Example: marcelbeumer/react-shared-state-hook#1

Because of the isolated test execution, jsdom and babel will be initialized each time the watcher re-runs a test file, which takes a second or two on my machine.

@marcel Thanks for reporting this issue. Sounds like there should be an argument like --require-once or --disable-isolation.

I think --require-once might be the more flexible solution. Whats your thought?

Cheers

In general I think watchmode might need a review and maybe a refactoring. It feels not yet as fast as it could be, since there is a hardcoded timespan of 20ms where filechanges are collected to avoid to early triggering/cancel on multiple filechanges. I guess there might be an improvement in this matters.

@ddneat yes, afaik you can't do it with fork/spawn, so I was also thinking of disable-isolation and use require cache clearing.

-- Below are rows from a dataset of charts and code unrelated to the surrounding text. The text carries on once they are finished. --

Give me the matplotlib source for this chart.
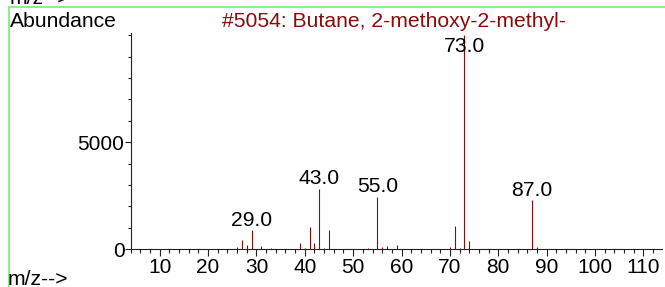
import numpy as np
import matplotlib
matplotlib.use("Agg")
import matplotlib.pyplot as plt
from matplotlib.lines import Line2D
from matplotlib.ticker import MultipleLocator, FixedLocator

plt.rcParams['font.family'] = ['Liberation Sans', 'DejaVu Sans']

# spectrum (m/z, abundance)
mz = [26, 27, 28, 29, 31, 33, 39, 40, 41, 42, 43, 44, 45, 53, 55, 56, 57, 59,
      69, 70, 71, 72, 73, 74, 87, 88]
abund = [100, 420, 215, 900, 140, 60, 290, 50, 1040, 310, 2820, 60, 900, 60,
         2460, 100, 170, 200, 30, 120, 1100, 60, 9999, 390, 2300, 95]
labelled = [29, 43, 55, 73, 87]
title = "#5054: Butane, 2-methoxy-2-methyl-"

W, H = 665, 287
fig = plt.figure(figsize=(W / 100, H / 100), dpi=100)

# axes box in pixels: left 130.7, right 661.7, top 33.3, zero line 249.3
ax = fig.add_axes([130.7 / W, 1 - 249.3 / H, (661.7 - 130.7) / W, (249.3 - 33.3) / H])
red = '#8b0a0a'
ax.vlines(mz, 0, abund, color=red, linewidth=0.8)

ytop = 10090
ax.set_xlim(4.0, 113.8)
ax.set_ylim(0, ytop)

for spine in ['top', 'right']:
    ax.spines[spine].set_visible(False)
for spine in ['left', 'bottom']:
    ax.spines[spine].set_color('#222222')
    ax.spines[spine].set_linewidth(0.8)

ax.xaxis.set_major_locator(MultipleLocator(10))
ax.xaxis.set_minor_locator(MultipleLocator(2))
ax.yaxis.set_major_locator(FixedLocator([0, 5000]))
ax.yaxis.set_minor_locator(FixedLocator(np.arange(1000, 10001, 1000)))
ax.tick_params(axis='x', which='major', length=5, width=0.8, color='#222222',
               labelsize=15, pad=1)
ax.tick_params(axis='x', which='minor', length=3, width=0.8, color='#222222')
ax.tick_params(axis='y', which='major', length=4.5, width=0.8, color='#222222',
               labelsize=15, pad=0)
ax.tick_params(axis='y', which='minor', length=2, width=0.8, color='#222222')

# peak labels sit just above the peak, clamped inside the plot
px = (249.3 - 33.3) / ytop  # pixels per abundance unit
for m in labelled:
    h = abund[mz.index(m)]
    y = min(h + 4.5 / px, ytop - 19 / px)
    ax.text(m, y, "%.1f" % m, ha='center', va='baseline', fontsize=15.2,
            color='black')

# figure texts
fig.text(10 / W, 1 - 26.7 / H, "Abundance", ha='left', va='baseline', fontsize=15.2)
fig.text(394 / W, 1 - 26.7 / H, title, ha='center', va='baseline', fontsize=15.2,
         color=red)
fig.text(8 / W, 1 - 285 / H, "m/z-->", ha='left', va='baseline', fontsize=15.2)
fig.text(10 / W, 1 - 3.5 / H, "m/z-->", ha='left', va='baseline', fontsize=15.2)

# green frame of the panel
green = '#7cf27c'
fig.add_artist(Line2D([9.3 / W, 1], [1 - 6.5 / H, 1 - 6.5 / H], color=green,
                      linewidth=1.3, transform=fig.transFigure))
fig.add_artist(Line2D([9.3 / W, 9.3 / W], [1 - 6.5 / H, 0], color=green,
                      linewidth=1.3, transform=fig.transFigure))

fig.savefig('out.png', dpi=100)
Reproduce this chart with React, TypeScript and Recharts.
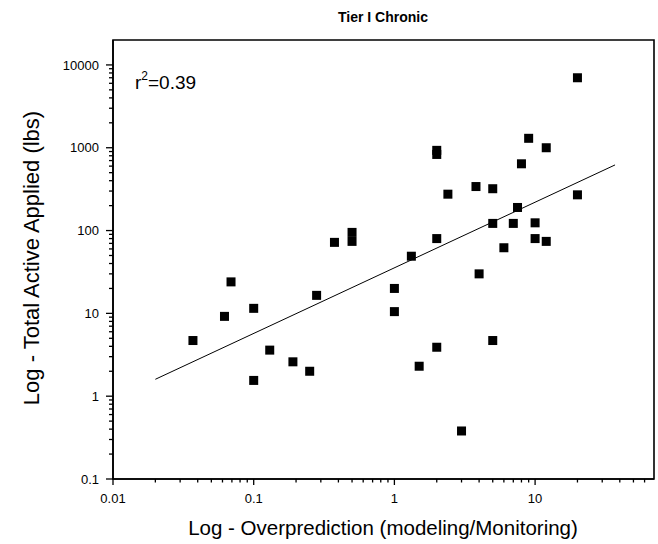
import React from "react";
import { ScatterChart, Scatter, XAxis, YAxis, ReferenceArea } from "recharts";

// Scatter data: overprediction ratio (x) vs total active applied, lbs (y)
const xVals = [
  0.037, 0.062, 0.069, 0.1, 0.1, 0.13, 0.19, 0.25, 0.28,
  0.375, 0.5, 0.5,
  20, 9, 12, 2, 2, 8, 3.8, 5, 2.4, 20, 7.5, 5, 7, 10, 2, 10, 12, 6, 1.32, 4,
  1, 1, 5, 2, 1.5, 3,
];
const yVals = [
  4.7, 9.2, 24, 11.5, 1.55, 3.6, 2.6, 2.0, 16.5,
  72, 95, 74,
  7000, 1300, 1000, 930, 830, 640, 340, 320, 275, 270, 190, 122, 122, 124, 80, 80, 74, 62, 49, 30,
  20, 10.5, 4.7, 3.9, 2.3, 0.38,
];

// Regression line end points
const fitX = [0.02, 37];
const fitY = [1.6, 620];

const xMajorTicks = [0.01, 0.1, 1, 10];
const xMinorTicks = [
  0.02, 0.03, 0.04, 0.05, 0.06, 0.07, 0.08, 0.09,
  0.2, 0.3, 0.4, 0.5, 0.6, 0.7, 0.8, 0.9,
  2, 3, 4, 5, 6, 7, 8, 9,
  20, 30, 40, 50, 60,
];
const yMajorTicks = [0.1, 1, 10, 100, 1000, 10000];
const yMinorTicks = [
  0.2, 0.3, 0.4, 0.5, 0.6, 0.7, 0.8, 0.9,
  2, 3, 4, 5, 6, 7, 8, 9,
  20, 30, 40, 50, 60, 70, 80, 90,
  200, 300, 400, 500, 600, 700, 800, 900,
  2000, 3000, 4000, 5000, 6000, 7000, 8000, 9000,
];

const xDomain = [0.01, 70];
const yDomain = [0.1, 20000];

const title = "Tier I Chronic";
const xTitle = "Log - Overprediction (modeling/Monitoring)";
const yTitle = "Log - Total Active Applied (lbs)";

const FONT = "'Liberation Sans', Arial, sans-serif";

const points = xVals.map((x, i) => ({ x, y: yVals[i] }));
const fitData = fitX.map((x, i) => ({ x, y: fitY[i] }));

const isMajor = (v: number, list: number[]) =>
  list.some((m) => Math.abs(m - v) / m < 1e-6);

const XTick = (props: any) => {
  const { x, y, payload } = props;
  const major = isMajor(payload.value, xMajorTicks);
  return (
    <g>
      <line x1={x} x2={x} y1={y} y2={y + (major ? 6 : 3.5)} stroke="#000" strokeWidth={1.3} />
      {major && (
        <text x={x} y={y + 24} textAnchor="middle" fontSize={13} fontFamily={FONT} fill="#000">
          {String(payload.value)}
        </text>
      )}
    </g>
  );
};

const YTick = (props: any) => {
  const { x, y, payload } = props;
  const major = isMajor(payload.value, yMajorTicks);
  return (
    <g>
      <line x1={x} x2={x - (major ? 7 : 4)} y1={y} y2={y} stroke="#000" strokeWidth={1.3} />
      {major && (
        <text x={x - 14} y={y} dy="0.36em" textAnchor="end" fontSize={13} fontFamily={FONT} fill="#000">
          {String(payload.value)}
        </text>
      )}
    </g>
  );
};

const Square = (props: any) => {
  const { cx, cy } = props;
  if (cx == null || cy == null) return <g />;
  return <rect x={cx - 4.5} y={cy - 4.5} width={9} height={9} fill="#000" />;
};

const NoShape = () => <g />;

export default function App() {
  return (
    <div style={{ position: "absolute", left: 0, top: 0, width: 658, height: 544, background: "#fff" }}>
      <ScatterChart
        width={658}
        height={544}
        margin={{ top: 40, right: 4, bottom: 0, left: 0 }}
      >
        <XAxis
          type="number"
          dataKey="x"
          scale="log"
          domain={xDomain}
          allowDataOverflow
          ticks={[...xMajorTicks, ...xMinorTicks].sort((a, b) => a - b)}
          interval={0}
          tick={<XTick />}
          tickLine={false}
          tickSize={0}
          tickMargin={0}
          height={65}
          axisLine={{ stroke: "#000", strokeWidth: 1.6 }}
        />
        <YAxis
          type="number"
          dataKey="y"
          scale="log"
          domain={yDomain}
          allowDataOverflow
          ticks={[...yMajorTicks, ...yMinorTicks].sort((a, b) => a - b)}
          interval={0}
          tick={<YTick />}
          tickLine={false}
          tickSize={0}
          tickMargin={0}
          width={113}
          axisLine={{ stroke: "#000", strokeWidth: 1.6 }}
        />
        <ReferenceArea
          x1={xDomain[0]}
          x2={xDomain[1]}
          y1={yDomain[0]}
          y2={yDomain[1]}
          fill="none"
          stroke="#000"
          strokeWidth={1.6}
          fillOpacity={0}
        />
        <Scatter
          data={fitData}
          line={{ stroke: "#000", strokeWidth: 1 }}
          shape={<NoShape />}
          isAnimationActive={false}
        />
        <Scatter data={points} shape={<Square />} isAnimationActive={false} />
      </ScatterChart>
      <svg
        width={658}
        height={544}
        style={{ position: "absolute", left: 0, top: 0, pointerEvents: "none" }}
      >
        <text x={383} y={22} textAnchor="middle" fontSize={14} fontWeight="bold" fontFamily={FONT} fill="#000">
          {title}
        </text>
        <text x={383} y={535} textAnchor="middle" fontSize={20.5} fontFamily={FONT} fill="#000">
          {xTitle}
        </text>
        <text
          x={39}
          y={258}
          textAnchor="middle"
          fontSize={22}
          fontFamily={FONT}
          fill="#000"
          transform="rotate(-90 39 258)"
        >
          {yTitle}
        </text>
        <text x={135} y={89} fontSize={19} fontFamily={FONT} fill="#000">
          r<tspan dy={-9} fontSize={12}>2</tspan>
          <tspan dy={9}>=0.39</tspan>
        </text>
      </svg>
    </div>
  );
}
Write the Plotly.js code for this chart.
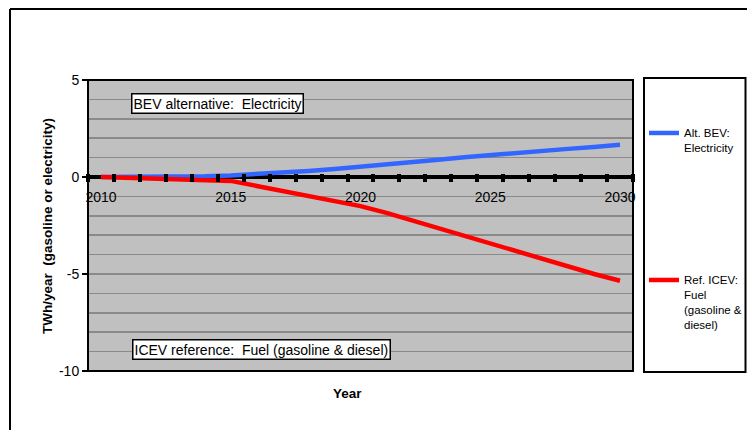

watcher: I think most people use chokidar (https://github.com/paulmillr/chokidar) nowadays, have good experience with it too

saw that mocha is basically clearing all paths their watcher watches, seems simple/smart on first thought:

@marcelbeumer yes, looks great.

Chokidar would for sure contribute greatly in terms of making tropic much more stable and performant! I would be happy to receive a pullrequest.

I'm currently gathering a list of features/refactorings necessary to release tropic v1.0.0 within the next weeks and latest by early April. I feel highly motivated to push the state of tropic! Thanks for contributing!

Cheers

@marcelbeumer I just reviewed the jest docs and learned about --env which might offer an alternative solution to the discussed problem. https://jestjs.io/docs/en/cli#--envenvironment

Rather than --disable-isolation the --env might be a more reasonable naming and even offer the oppertunity to use both --require as well as using a globally shared module like jsdom.

What's your opinion?

what kind of env values were you thinking of?
"isolation" seems to be very accurate, I was even thinking shouldn't non-isolated not be the default, and do --isolated?

Well env might be actually behave the same as --require-once. Just with a more reasonable naming.

Yes, going for non-isolated would be the more mocha compatible way and additionally increase performance as well. Having a performance increase, might be a great marketing argument. Therefore I would also see the benefit of having the non-isolated as the default and --isolated as an option to choose.

To summarise current insights:

  • move to non-isolated as default option, while introducing --isolated as an option
  • replace currently used fs.watch with chokidar

Further point for performance increase:
Since non-isolated will be the default, it might be much more performant to write the terminal output directly from test execution. Currently the communication between the the spawned testing processing uses the IPC channel, which involves serialisation/deserialisation json data. This refactoring highly depends on the implementation of the non-isolated mode and on therefore on the fact if the tests are executed by using only require or a forked/spawned process.